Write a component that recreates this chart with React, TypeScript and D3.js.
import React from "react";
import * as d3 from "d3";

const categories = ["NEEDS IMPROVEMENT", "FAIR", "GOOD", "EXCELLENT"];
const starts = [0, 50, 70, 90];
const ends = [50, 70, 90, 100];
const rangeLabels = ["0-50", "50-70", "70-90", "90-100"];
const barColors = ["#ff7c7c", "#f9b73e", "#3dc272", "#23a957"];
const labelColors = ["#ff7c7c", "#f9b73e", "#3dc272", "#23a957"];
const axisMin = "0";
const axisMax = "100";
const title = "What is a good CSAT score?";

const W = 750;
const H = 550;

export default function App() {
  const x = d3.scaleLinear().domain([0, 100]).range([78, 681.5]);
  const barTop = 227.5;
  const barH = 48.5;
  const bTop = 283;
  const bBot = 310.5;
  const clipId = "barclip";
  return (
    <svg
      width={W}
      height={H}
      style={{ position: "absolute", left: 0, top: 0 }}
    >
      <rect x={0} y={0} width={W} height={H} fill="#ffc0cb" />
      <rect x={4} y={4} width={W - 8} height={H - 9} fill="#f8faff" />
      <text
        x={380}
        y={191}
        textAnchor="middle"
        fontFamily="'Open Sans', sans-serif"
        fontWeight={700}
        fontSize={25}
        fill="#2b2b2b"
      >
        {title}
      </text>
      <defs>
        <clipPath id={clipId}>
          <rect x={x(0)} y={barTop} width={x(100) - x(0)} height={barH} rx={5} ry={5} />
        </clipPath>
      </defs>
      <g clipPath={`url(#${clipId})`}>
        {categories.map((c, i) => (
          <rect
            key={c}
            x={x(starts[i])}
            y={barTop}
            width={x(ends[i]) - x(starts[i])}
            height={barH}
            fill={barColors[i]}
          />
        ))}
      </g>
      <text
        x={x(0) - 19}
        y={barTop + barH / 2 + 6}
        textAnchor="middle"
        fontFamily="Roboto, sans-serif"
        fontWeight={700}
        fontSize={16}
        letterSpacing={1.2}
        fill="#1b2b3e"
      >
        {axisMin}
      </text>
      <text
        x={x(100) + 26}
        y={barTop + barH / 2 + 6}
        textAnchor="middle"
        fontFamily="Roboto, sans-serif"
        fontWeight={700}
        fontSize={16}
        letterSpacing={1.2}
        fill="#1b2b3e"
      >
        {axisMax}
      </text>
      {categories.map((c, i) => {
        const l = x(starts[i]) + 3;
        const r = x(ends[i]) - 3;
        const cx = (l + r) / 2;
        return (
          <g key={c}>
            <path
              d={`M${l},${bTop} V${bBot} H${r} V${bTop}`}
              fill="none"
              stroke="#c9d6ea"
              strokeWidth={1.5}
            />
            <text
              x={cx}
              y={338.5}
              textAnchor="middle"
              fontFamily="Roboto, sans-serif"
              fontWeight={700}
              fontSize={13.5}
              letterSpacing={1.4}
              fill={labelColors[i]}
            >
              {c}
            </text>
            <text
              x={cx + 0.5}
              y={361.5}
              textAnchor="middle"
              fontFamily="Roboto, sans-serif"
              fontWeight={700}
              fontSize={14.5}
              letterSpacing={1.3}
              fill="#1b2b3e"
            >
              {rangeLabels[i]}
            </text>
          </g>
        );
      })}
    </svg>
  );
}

---

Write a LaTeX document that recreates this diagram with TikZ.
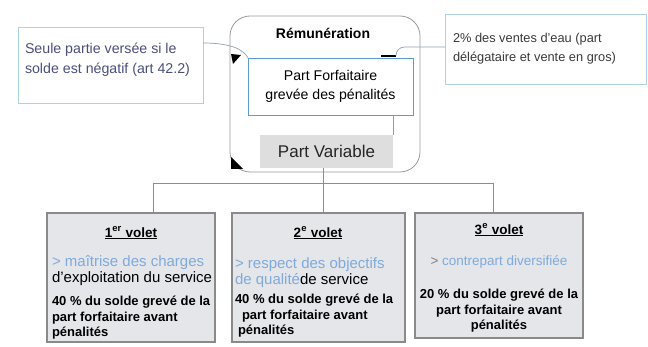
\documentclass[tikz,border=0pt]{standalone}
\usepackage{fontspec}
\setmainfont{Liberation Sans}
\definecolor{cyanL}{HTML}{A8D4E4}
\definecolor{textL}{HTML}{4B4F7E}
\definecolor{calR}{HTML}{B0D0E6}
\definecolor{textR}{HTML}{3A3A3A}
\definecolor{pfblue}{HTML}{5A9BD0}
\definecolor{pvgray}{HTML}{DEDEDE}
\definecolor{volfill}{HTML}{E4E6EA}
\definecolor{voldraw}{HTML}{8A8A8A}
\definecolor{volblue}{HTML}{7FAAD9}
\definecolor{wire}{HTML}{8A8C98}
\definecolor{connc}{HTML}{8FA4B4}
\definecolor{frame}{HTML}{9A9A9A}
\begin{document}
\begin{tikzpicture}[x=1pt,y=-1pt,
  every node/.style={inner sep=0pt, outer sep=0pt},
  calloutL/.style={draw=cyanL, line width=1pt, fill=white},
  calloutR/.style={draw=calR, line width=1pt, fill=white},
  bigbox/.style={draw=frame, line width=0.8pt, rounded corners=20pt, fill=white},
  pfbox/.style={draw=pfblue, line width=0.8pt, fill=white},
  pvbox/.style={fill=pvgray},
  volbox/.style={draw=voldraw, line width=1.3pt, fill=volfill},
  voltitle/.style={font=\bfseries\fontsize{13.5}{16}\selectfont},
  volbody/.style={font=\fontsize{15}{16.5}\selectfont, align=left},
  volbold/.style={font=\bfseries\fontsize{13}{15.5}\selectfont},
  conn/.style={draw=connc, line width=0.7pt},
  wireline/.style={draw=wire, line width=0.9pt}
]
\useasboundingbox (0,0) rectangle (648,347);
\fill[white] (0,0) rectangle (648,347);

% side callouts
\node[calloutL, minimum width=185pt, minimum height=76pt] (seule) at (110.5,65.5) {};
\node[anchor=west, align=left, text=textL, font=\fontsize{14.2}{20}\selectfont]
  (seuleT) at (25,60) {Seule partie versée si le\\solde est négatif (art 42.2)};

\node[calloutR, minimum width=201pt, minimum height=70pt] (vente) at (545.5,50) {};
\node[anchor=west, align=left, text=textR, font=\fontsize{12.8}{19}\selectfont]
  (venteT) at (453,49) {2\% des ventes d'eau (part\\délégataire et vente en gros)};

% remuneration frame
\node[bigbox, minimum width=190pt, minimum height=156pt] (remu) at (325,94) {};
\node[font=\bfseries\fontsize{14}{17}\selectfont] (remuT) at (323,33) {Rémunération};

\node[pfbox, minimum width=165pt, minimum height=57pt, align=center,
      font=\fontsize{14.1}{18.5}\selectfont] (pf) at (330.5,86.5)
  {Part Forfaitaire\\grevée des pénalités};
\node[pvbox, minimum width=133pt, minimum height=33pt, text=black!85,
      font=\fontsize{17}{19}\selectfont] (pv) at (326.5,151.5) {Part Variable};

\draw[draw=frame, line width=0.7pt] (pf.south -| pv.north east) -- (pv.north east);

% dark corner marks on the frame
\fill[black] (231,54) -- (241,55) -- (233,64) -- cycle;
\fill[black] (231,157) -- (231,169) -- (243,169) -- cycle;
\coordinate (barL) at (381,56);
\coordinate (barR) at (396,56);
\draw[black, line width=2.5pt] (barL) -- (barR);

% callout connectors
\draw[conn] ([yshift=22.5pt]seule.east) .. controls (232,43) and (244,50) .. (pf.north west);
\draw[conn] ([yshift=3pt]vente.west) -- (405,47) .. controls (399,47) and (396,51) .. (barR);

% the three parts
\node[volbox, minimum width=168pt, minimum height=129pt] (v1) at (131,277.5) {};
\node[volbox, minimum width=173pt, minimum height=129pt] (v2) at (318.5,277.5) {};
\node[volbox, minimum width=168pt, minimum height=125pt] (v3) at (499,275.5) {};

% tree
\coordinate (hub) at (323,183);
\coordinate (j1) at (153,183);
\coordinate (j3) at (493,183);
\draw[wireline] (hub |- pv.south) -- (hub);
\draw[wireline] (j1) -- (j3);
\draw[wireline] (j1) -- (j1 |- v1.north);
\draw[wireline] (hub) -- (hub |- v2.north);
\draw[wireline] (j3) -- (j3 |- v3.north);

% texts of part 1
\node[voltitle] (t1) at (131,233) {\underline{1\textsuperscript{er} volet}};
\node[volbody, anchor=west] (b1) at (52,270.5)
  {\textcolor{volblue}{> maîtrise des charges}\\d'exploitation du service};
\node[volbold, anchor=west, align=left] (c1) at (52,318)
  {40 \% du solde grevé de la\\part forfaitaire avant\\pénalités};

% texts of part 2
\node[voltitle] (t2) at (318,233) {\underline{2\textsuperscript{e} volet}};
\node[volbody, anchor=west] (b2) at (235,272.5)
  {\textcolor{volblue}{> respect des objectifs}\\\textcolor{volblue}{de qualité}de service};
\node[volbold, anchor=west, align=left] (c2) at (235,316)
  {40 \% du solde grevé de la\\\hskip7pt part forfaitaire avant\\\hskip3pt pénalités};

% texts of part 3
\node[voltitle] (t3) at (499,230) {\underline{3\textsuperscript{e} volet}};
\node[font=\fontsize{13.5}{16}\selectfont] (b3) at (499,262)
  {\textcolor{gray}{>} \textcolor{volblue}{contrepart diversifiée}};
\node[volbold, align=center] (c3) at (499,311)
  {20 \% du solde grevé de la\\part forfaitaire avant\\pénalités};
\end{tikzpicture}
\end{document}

==

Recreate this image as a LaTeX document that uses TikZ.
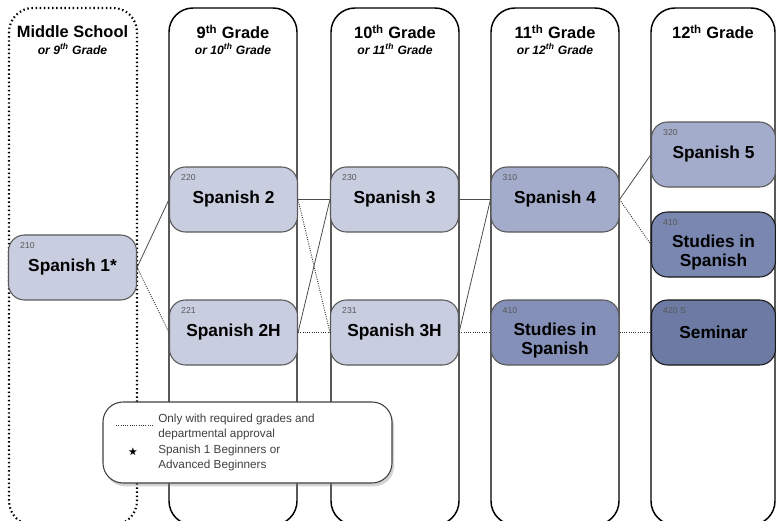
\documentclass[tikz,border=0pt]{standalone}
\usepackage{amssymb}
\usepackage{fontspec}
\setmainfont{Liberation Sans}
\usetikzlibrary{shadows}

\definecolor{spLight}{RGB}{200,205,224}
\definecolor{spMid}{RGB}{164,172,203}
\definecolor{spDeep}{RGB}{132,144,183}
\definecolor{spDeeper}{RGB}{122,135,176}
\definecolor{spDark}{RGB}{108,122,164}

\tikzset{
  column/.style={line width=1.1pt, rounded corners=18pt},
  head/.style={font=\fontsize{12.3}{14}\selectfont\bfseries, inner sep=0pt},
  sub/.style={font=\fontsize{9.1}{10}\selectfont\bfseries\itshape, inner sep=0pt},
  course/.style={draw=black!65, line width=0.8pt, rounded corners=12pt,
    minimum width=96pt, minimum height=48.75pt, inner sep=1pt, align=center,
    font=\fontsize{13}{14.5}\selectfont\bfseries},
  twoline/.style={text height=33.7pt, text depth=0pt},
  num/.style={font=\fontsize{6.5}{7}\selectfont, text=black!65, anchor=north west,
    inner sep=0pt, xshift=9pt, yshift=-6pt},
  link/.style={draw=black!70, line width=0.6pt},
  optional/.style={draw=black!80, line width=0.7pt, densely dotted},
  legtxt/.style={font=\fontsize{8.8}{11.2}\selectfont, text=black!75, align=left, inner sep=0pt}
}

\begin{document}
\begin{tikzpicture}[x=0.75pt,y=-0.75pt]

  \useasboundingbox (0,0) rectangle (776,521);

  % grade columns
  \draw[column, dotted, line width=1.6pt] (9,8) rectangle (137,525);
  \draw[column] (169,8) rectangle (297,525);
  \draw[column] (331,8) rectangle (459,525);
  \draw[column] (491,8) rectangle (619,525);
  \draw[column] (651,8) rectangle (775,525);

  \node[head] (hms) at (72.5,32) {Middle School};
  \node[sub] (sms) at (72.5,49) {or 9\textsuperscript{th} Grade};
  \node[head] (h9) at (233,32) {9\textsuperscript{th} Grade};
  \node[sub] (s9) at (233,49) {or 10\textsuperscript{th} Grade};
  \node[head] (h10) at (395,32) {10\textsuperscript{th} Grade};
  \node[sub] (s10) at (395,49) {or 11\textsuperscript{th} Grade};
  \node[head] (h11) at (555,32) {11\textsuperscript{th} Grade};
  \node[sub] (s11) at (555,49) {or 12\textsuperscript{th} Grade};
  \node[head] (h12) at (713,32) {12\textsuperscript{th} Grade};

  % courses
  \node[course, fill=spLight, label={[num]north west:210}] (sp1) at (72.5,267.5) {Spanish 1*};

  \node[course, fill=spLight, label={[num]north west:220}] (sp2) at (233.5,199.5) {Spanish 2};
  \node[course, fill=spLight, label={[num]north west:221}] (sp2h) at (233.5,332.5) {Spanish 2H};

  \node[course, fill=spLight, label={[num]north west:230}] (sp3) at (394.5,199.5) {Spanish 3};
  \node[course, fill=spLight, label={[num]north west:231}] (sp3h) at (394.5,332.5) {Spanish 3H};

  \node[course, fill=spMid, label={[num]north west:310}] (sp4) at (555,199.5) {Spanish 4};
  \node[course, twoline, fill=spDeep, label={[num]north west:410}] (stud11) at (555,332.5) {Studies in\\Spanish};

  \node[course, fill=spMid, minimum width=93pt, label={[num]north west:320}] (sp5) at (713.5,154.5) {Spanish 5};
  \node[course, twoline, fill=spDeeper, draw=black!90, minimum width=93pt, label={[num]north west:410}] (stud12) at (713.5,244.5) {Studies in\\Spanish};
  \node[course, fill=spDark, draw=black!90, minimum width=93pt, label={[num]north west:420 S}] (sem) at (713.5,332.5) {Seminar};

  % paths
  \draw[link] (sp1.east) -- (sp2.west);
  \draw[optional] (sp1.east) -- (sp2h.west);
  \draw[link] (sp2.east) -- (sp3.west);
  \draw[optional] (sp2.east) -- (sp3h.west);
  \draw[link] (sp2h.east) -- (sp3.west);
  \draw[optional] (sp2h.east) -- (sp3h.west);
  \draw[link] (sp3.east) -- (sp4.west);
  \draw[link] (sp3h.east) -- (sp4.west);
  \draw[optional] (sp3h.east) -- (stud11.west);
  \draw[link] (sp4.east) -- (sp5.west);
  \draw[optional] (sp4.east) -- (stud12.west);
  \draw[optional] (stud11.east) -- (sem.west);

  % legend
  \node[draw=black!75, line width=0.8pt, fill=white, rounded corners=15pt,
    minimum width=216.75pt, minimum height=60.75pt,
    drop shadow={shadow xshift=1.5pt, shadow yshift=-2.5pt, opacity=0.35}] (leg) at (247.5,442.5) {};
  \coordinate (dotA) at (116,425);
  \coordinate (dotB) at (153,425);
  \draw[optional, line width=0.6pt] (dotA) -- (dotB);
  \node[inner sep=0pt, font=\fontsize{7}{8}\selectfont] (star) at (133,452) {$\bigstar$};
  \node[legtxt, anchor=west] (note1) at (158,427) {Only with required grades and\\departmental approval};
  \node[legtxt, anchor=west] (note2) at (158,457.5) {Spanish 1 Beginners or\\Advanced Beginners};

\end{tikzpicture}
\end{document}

* Required work *
Give back, exactly as written, each line from the one that contains "Write a component" through the one that contains "import * as".

* Exercise response *
Write a component that recreates this chart with React, TypeScript and D3.js.
import React from "react";
import * as d3 from "d3";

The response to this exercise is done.